Is it not telling that it was a Briton who formulated the idea of a united Europe for the first time, only a year after the end of the war? It was an early Charlemagne Prize of Aachen laureate, Winston Churchill, in his Zurich speech to the youth of Europe. And part of the whole story is that he for one never saw the United Kingdom as part of the institutional framework, the institutional reality of Europe.

Today, 70 years later, the United Kingdom faces exactly this prospect of retreating from the reality of a united Europe, if not into splendid isolation, then into splendid distance. But we will remain neighbours and we will always remain closely interconnected.

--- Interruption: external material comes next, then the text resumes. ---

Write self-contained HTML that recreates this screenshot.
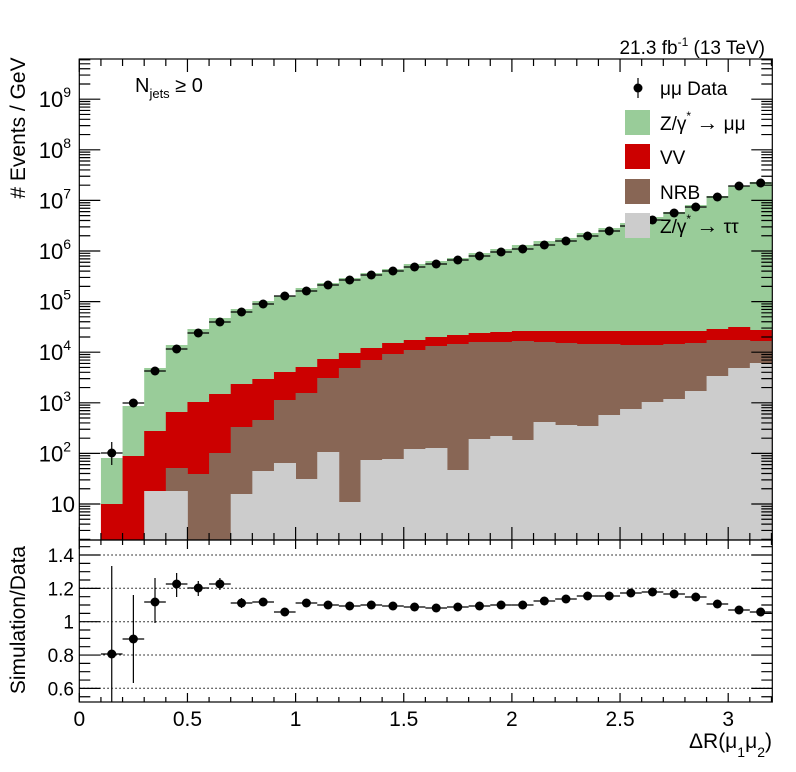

For this reason, the United Kingdom must ask itself what role it wants to play in the future. Will it return to the old game of the balance of power – to a mistrustful balancing out between forces that are to be held in equilibrium? To looking suspiciously at the major powers on the continent and relations between them?

Ladies and gentlemen, I want something different – a United Kingdom that looks beyond the old Realpolitik, remains a part of the European idea and asserts this idea in the world. For the idea of Europe, the rule of law above arbitrary power, of freedom above totalitarian ideology, also remains a British concern – as well as a task for world politics. But I am sure that we can only endow this idea with strength in the world if we do so together – the nation alone, in which Churchill doubtless still believed, can no longer do so. We need you, Timothy – let us mobilise joint efforts.

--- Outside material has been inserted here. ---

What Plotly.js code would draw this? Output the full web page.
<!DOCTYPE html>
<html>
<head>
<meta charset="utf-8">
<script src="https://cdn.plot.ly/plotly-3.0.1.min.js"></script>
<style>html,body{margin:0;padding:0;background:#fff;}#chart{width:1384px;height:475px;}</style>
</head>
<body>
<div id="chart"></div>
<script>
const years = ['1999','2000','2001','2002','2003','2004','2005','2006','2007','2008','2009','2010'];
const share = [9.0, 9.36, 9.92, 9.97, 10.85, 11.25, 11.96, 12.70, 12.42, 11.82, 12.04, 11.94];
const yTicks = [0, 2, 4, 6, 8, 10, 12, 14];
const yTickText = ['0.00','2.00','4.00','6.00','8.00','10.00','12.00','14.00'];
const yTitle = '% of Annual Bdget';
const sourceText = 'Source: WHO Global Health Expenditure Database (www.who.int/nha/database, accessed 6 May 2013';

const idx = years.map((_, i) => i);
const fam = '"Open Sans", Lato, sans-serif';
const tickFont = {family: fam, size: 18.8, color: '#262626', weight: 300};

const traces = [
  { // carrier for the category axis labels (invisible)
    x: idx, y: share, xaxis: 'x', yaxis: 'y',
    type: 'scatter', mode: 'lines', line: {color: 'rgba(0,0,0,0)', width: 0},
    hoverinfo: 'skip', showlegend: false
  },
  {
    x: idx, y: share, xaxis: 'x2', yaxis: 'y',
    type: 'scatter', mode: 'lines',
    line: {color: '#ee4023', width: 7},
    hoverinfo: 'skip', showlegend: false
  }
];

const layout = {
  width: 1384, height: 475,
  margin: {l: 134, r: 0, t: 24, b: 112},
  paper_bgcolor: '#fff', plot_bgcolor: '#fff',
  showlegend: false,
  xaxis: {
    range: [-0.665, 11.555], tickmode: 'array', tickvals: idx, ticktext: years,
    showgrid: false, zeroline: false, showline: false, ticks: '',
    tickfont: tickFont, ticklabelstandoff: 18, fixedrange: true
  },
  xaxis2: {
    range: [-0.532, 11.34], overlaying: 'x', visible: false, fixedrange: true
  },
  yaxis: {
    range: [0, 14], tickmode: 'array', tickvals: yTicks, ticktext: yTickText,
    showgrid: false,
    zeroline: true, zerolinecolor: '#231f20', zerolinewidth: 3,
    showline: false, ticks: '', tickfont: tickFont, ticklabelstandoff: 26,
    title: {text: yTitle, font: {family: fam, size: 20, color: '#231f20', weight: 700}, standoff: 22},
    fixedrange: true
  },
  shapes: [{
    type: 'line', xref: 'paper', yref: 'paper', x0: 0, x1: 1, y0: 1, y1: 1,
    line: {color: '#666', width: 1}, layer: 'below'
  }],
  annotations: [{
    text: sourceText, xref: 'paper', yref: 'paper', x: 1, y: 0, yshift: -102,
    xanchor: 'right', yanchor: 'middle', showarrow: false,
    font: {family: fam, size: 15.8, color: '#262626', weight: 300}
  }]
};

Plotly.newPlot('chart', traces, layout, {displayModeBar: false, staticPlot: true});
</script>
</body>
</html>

Timothy Garton Ash, as an academic and an intellectual, you have never been satisfied with only speaking to your peers about your ideas. On the contrary, from the youthful days when you wrote under the pseudonym Edward Marston in the Spectator to your world-renowned column in the Guardian, you have always been concerned with reaching – and persuading – a wide audience.

Brexit was also an alarm signal that something is drifting apart in our societies – and by no means only in the United Kingdom. I fear that if democracy were a train, this train would have ever fewer open plan carriages and ever more classes and compartments. This entails a great danger – especially from an intellectual’s perspective. We no longer speak with each other, and there is even a risk that we are losing our shared language. You have just waded into this debate, Mr Garton Ash, with a brilliant book called Free Speech.

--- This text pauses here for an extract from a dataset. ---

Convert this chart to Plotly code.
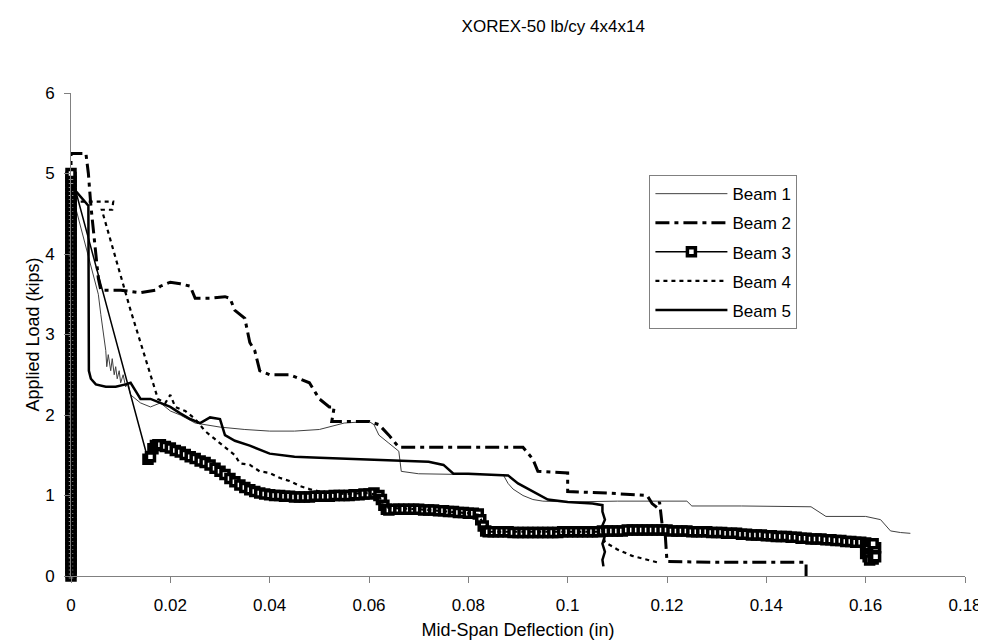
import plotly.graph_objects as go

title_text = "XOREX-50 lb/cy 4x4x14"
x_title = "Mid-Span Deflection (in)"
y_title = "Applied Load (kips)"
series_names = ["Beam 1", "Beam 2", "Beam 3", "Beam 4", "Beam 5"]

beam1_x = [0, 0, 0.0004, 0.003, 0.0055, 0.006, 0.0065, 0.007, 0.0072, 0.0075, 0.008, 0.0083, 0.0087,
           0.009, 0.0093, 0.0097, 0.010, 0.0105, 0.011, 0.0115, 0.012, 0.013, 0.014, 0.016, 0.018,
           0.02, 0.022, 0.025, 0.03, 0.035, 0.04, 0.045, 0.05, 0.055, 0.06, 0.061, 0.062, 0.064,
           0.066, 0.0665, 0.07, 0.08, 0.087, 0.088, 0.089, 0.091, 0.093, 0.095, 0.1, 0.11, 0.124,
           0.125, 0.135, 0.149, 0.152, 0.16, 0.163, 0.165, 0.167, 0.169]
beam1_y = [0, 4.7, 4.7, 4.1, 3.5, 3.25, 3.0, 2.8, 2.6, 2.75, 2.55, 2.7, 2.5,
           2.6, 2.45, 2.55, 2.4, 2.5, 2.35, 2.4, 2.25, 2.2, 2.15, 2.1, 2.15,
           2.05, 2.0, 1.9, 1.85, 1.82, 1.8, 1.8, 1.82, 1.9, 1.92, 1.88, 1.75, 1.65,
           1.55, 1.3, 1.27, 1.26, 1.26, 1.15, 1.08, 1.0, 0.95, 0.93, 0.92, 0.93, 0.93,
           0.87, 0.87, 0.86, 0.74, 0.74, 0.7, 0.56, 0.54, 0.53]

beam2_x = [0, 0, 0.003, 0.0035, 0.004, 0.005, 0.0055, 0.006, 0.01, 0.014, 0.017, 0.018, 0.02,
           0.022, 0.024, 0.025, 0.028, 0.031, 0.032, 0.033, 0.035, 0.036, 0.037, 0.038, 0.04,
           0.044, 0.046, 0.048, 0.05, 0.052, 0.053, 0.0525, 0.06, 0.062, 0.064, 0.066, 0.075,
           0.085, 0.091, 0.093, 0.094, 0.1, 0.1, 0.108, 0.116, 0.117, 0.118, 0.1185, 0.119,
           0.1195, 0.12, 0.13, 0.14, 0.148, 0.148]
beam2_y = [0, 5.25, 5.25, 5.0, 4.6, 4.0, 3.7, 3.55, 3.55, 3.52, 3.55, 3.6, 3.65,
           3.63, 3.6, 3.45, 3.45, 3.47, 3.45, 3.3, 3.2, 2.9, 2.8, 2.55, 2.5,
           2.5, 2.45, 2.4, 2.2, 2.1, 2.1, 1.92, 1.92, 1.88, 1.75, 1.6, 1.6,
           1.6, 1.6, 1.45, 1.3, 1.28, 1.05, 1.03, 1.0, 0.9, 0.85, 0.92, 0.65,
           0.65, 0.18, 0.17, 0.17, 0.17, 0.0]

# Beam 3: dense readings, first the vertical loading branch at ~zero deflection
beam3_x = [0, 0, 0, 0, 0, 0, 0, 0, 0, 0, 0, 0, 0, 0, 0, 0, 0, 0, 0, 0,
           0, 0, 0, 0, 0, 0, 0, 0, 0, 0, 0, 0, 0, 0, 0, 0, 0, 0, 0, 0,
           0, 0, 0, 0, 0, 0, 0, 0, 0, 0, 0, 0, 0, 0, 0, 0, 0, 0, 0, 0,
           0, 0, 0, 0, 0, 0, 0, 0, 0, 0, 0, 0, 0, 0, 0, 0, 0, 0, 0, 0,
           0, 0, 0, 0, 0, 0, 0, 0, 0, 0, 0, 0, 0, 0, 0, 0, 0, 0, 0, 0, 0,
           0.0155, 0.016, 0.0165, 0.017, 0.0175, 0.018, 0.019, 0.020, 0.021, 0.022, 0.023, 0.024,
           0.025, 0.026, 0.027, 0.028, 0.029, 0.030, 0.031, 0.032, 0.033, 0.034, 0.035, 0.036,
           0.037, 0.038, 0.039, 0.040, 0.041, 0.042, 0.043, 0.044, 0.045, 0.046, 0.047, 0.048,
           0.049, 0.050, 0.051, 0.052, 0.053, 0.054, 0.055, 0.056, 0.057, 0.058, 0.059, 0.060,
           0.061, 0.062, 0.0625, 0.063, 0.0635, 0.064, 0.065, 0.066, 0.067, 0.068, 0.069, 0.070,
           0.071, 0.072, 0.073, 0.074, 0.075, 0.076, 0.077, 0.078, 0.079, 0.080, 0.081, 0.082,
           0.0825, 0.083, 0.0835, 0.084, 0.085, 0.086, 0.087, 0.088, 0.089, 0.090, 0.091, 0.092,
           0.093, 0.094, 0.095, 0.096, 0.097, 0.098, 0.099, 0.100, 0.101, 0.102, 0.103, 0.104,
           0.105, 0.106, 0.107, 0.108, 0.109, 0.110, 0.111, 0.112, 0.113, 0.114, 0.115, 0.116,
           0.117, 0.118, 0.119, 0.120, 0.121, 0.122, 0.123, 0.124, 0.125, 0.126, 0.127, 0.128,
           0.129, 0.130, 0.131, 0.132, 0.133, 0.134, 0.135, 0.136, 0.137, 0.138, 0.139, 0.140,
           0.141, 0.142, 0.143, 0.144, 0.145, 0.146, 0.147, 0.148, 0.149, 0.150, 0.151, 0.152,
           0.153, 0.154, 0.155, 0.156, 0.157, 0.158, 0.159, 0.160, 0.1605, 0.161, 0.1605, 0.160,
           0.1605, 0.1608, 0.1615, 0.162, 0.162, 0.1615]
beam3_y = [0.00, 0.05, 0.10, 0.15, 0.20, 0.25, 0.30, 0.35, 0.40, 0.45,
           0.50, 0.55, 0.60, 0.65, 0.70, 0.75, 0.80, 0.85, 0.90, 0.95,
           1.00, 1.05, 1.10, 1.15, 1.20, 1.25, 1.30, 1.35, 1.40, 1.45,
           1.50, 1.55, 1.60, 1.65, 1.70, 1.75, 1.80, 1.85, 1.90, 1.95,
           2.00, 2.05, 2.10, 2.15, 2.20, 2.25, 2.30, 2.35, 2.40, 2.45,
           2.50, 2.55, 2.60, 2.65, 2.70, 2.75, 2.80, 2.85, 2.90, 2.95,
           3.00, 3.05, 3.10, 3.15, 3.20, 3.25, 3.30, 3.35, 3.40, 3.45,
           3.50, 3.55, 3.60, 3.65, 3.70, 3.75, 3.80, 3.85, 3.90, 3.95,
           4.00, 4.05, 4.10, 4.15, 4.20, 4.25, 4.30, 4.35, 4.40, 4.45,
           4.50, 4.55, 4.60, 4.65, 4.70, 4.75, 4.80, 4.85, 4.90, 4.95, 5.00,
           1.45, 1.48, 1.58, 1.62, 1.63, 1.63, 1.61, 1.59, 1.56, 1.54, 1.51, 1.48,
           1.46, 1.43, 1.41, 1.38, 1.34, 1.30, 1.26, 1.21, 1.17, 1.13, 1.10, 1.07,
           1.05, 1.03, 1.02, 1.01, 1.00, 1.00, 0.99, 0.99, 0.98, 0.98, 0.98, 0.98,
           0.99, 0.99, 0.99, 0.99, 1.00, 1.00, 1.00, 1.00, 1.01, 1.01, 1.02, 1.02,
           1.03, 1.00, 0.95, 0.88, 0.83, 0.82, 0.83, 0.83, 0.83, 0.83, 0.83, 0.83,
           0.82, 0.82, 0.82, 0.81, 0.81, 0.80, 0.80, 0.79, 0.79, 0.78, 0.78, 0.77,
           0.70, 0.62, 0.56, 0.55, 0.55, 0.55, 0.55, 0.55, 0.54, 0.54, 0.54, 0.54,
           0.54, 0.54, 0.54, 0.54, 0.54, 0.54, 0.55, 0.55, 0.55, 0.55, 0.55, 0.55,
           0.55, 0.55, 0.56, 0.56, 0.56, 0.56, 0.56, 0.57, 0.57, 0.57, 0.57, 0.57,
           0.57, 0.57, 0.57, 0.57, 0.56, 0.56, 0.56, 0.56, 0.55, 0.55, 0.55, 0.55,
           0.54, 0.54, 0.54, 0.53, 0.53, 0.53, 0.52, 0.52, 0.51, 0.51, 0.51, 0.50,
           0.50, 0.49, 0.49, 0.49, 0.48, 0.48, 0.47, 0.47, 0.46, 0.46, 0.46, 0.45,
           0.45, 0.44, 0.44, 0.43, 0.43, 0.42, 0.42, 0.41, 0.40, 0.38, 0.33, 0.28,
           0.24, 0.20, 0.21, 0.24, 0.35, 0.40]

beam4_x = [0, 0, 0.0085, 0.0083, 0.0062, 0.009, 0.012, 0.015, 0.0175, 0.019, 0.02, 0.021, 0.023,
           0.025, 0.027, 0.029, 0.031, 0.033, 0.034, 0.036, 0.038, 0.04, 0.042, 0.044, 0.046,
           0.048, 0.05, 0.055, 0.06, 0.062, 0.063, 0.07, 0.08, 0.082, 0.084, 0.095, 0.107,
           0.1075, 0.11, 0.113, 0.116, 0.118]
beam4_y = [0, 4.65, 4.65, 4.55, 4.55, 3.95, 3.3, 2.7, 2.2, 2.15, 2.25, 2.1, 2.05,
           1.95, 1.8, 1.7, 1.6, 1.5, 1.4, 1.38, 1.3, 1.28, 1.22, 1.18, 1.12,
           1.08, 1.05, 1.02, 1.03, 1.0, 0.85, 0.83, 0.78, 0.76, 0.55, 0.55, 0.55,
           0.42, 0.33, 0.25, 0.2, 0.17]

beam5_x = [0, 0, 0.0035, 0.0036, 0.004, 0.005, 0.007, 0.009, 0.011, 0.012, 0.013, 0.014, 0.016,
           0.018, 0.02, 0.022, 0.024, 0.026, 0.028, 0.03, 0.031, 0.033, 0.036, 0.04, 0.045,
           0.05, 0.06, 0.066, 0.072, 0.075, 0.077, 0.08, 0.085, 0.088, 0.09, 0.093, 0.096,
           0.1, 0.105, 0.107, 0.107, 0.1075, 0.1068, 0.1075, 0.107, 0.1075, 0.107, 0.1072]
beam5_y = [0, 4.85, 4.6, 2.55, 2.45, 2.38, 2.35, 2.35, 2.38, 2.4, 2.3, 2.2, 2.2,
           2.15, 2.1, 2.02, 1.95, 1.9, 1.97, 1.95, 1.75, 1.68, 1.62, 1.52, 1.48,
           1.47, 1.45, 1.43, 1.42, 1.38, 1.27, 1.27, 1.26, 1.25, 1.15, 1.05, 0.95,
           0.92, 0.9, 0.88, 0.8, 0.7, 0.6, 0.5, 0.4, 0.3, 0.2, 0.12]

x_ticks = [0, 0.02, 0.04, 0.06, 0.08, 0.1, 0.12, 0.14, 0.16, 0.18]
x_tick_labels = ["0", "0.02", "0.04", "0.06", "0.08", "0.1", "0.12", "0.14", "0.16", "0.18"]
y_ticks = [0, 1, 2, 3, 4, 5, 6]

FONT = "Arial, 'Liberation Sans', sans-serif"
AXIS_GRAY = "#808080"

fig = go.Figure()
fig.add_trace(go.Scatter(x=beam1_x, y=beam1_y, name=series_names[0], mode="lines",
                         legendgroup="b1",
                         line=dict(color="#404040", width=1)))
fig.add_trace(go.Scatter(x=beam2_x, y=beam2_y, name=series_names[1], mode="lines",
                         legendgroup="b2",
                         line=dict(color="black", width=3, dash="14px,5px,4px,5px")))
fig.add_trace(go.Scatter(x=beam3_x, y=beam3_y, name=series_names[2], mode="lines+markers",
                         legendgroup="b3", cliponaxis=False,
                         line=dict(color="black", width=1.5),
                         marker=dict(symbol="square", size=8, color="white",
                                     line=dict(color="black", width=3.5))))
fig.add_trace(go.Scatter(x=beam4_x, y=beam4_y, name=series_names[3], mode="lines",
                         legendgroup="b4",
                         line=dict(color="black", width=2.2, dash="4px,4px")))
fig.add_trace(go.Scatter(x=beam5_x, y=beam5_y, name=series_names[4], mode="lines",
                         legendgroup="b5",
                         line=dict(color="black", width=2.5)))

fig.update_layout(
    width=986, height=640,
    paper_bgcolor="white", plot_bgcolor="white",
    margin=dict(l=63, r=22, t=85, b=71),
    font=dict(family=FONT, size=16, color="black"),
    title=dict(text=title_text, xref="container", x=0.553, xanchor="center",
               yref="container", y=0.972, yanchor="middle",
               font=dict(family=FONT, size=17, color="black")),
    showlegend=True,
    legend=dict(x=0.647, y=0.83, xanchor="left", yanchor="top",
                bgcolor="white", bordercolor=AXIS_GRAY, borderwidth=1,
                traceorder="grouped", tracegroupgap=4, itemwidth=72,
                entrywidth=150, entrywidthmode="pixels",
                font=dict(family=FONT, size=17, color="black")),
    xaxis=dict(range=[0, 0.18], tickvals=x_ticks, ticktext=x_tick_labels,
               showgrid=False, zeroline=False, showline=True, linecolor=AXIS_GRAY,
               linewidth=1, ticks="outside", ticklen=6, tickcolor=AXIS_GRAY,
               ticklabelstandoff=8,
               title=dict(text=x_title, font=dict(family=FONT, size=18), standoff=8),
               tickfont=dict(family=FONT, size=17)),
    yaxis=dict(range=[0, 6], tickvals=y_ticks,
               showgrid=False, zeroline=False, showline=True, linecolor=AXIS_GRAY,
               linewidth=1, ticks="outside", ticklen=6, tickcolor=AXIS_GRAY,
               ticklabelstandoff=6,
               title=dict(text=y_title, font=dict(family=FONT, size=18), standoff=0),
               tickfont=dict(family=FONT, size=17)),
)

fig.write_html("out.html")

In my opinion, we need more such meddling in this debate. Especially at a time when the freedom and value of science are being called into question, intellectuals, scholars and universities should raise their voices and defend their most important freedom, freedom of speech, against those who want to curtail it. This is why I appeal to them to do things like the young Garton Ash, and not to stay sitting at their desks. The Ivory Tower can be an echo chamber.

I know that this takes courage. Timothy, you dedicated the last chapter of your new book to courage. We need this courage today, in all of Europe, and nowhere have I seen it described as splendidly as in your wonderful text As If. At some point in the 1980s you were talking with your friends in the Polish opposition and asked them with concern if their lives wouldn’t be more tolerable if they were to fall into line a bit more. And your friend Adam Michnik took a drag on his Roth Händle cigarette and said, I live every day as if I lived in democracy. This is the only way I can keep my integrity.

Today we live in democracies throughout Europe, and nonetheless the as if serves as a reminder to us to take action. Affording democracy and freedom their rights – in my opinion, this is a strong, encouraging and necessary message to all the people in Europe today who must live with changes, crises and repression. As if! Never and nowhere in Europe can we become accustomed to freedom, the core idea of Europe, being destroyed again by power struggles.

You, Mr Garton Ash, will be watching over this with your pen in hand. We are very grateful for your 40 years of work on Europe and it is with profound conviction that we express our heartfelt congratulations to you on the 2017 International Charlemagne Prize of Aachen!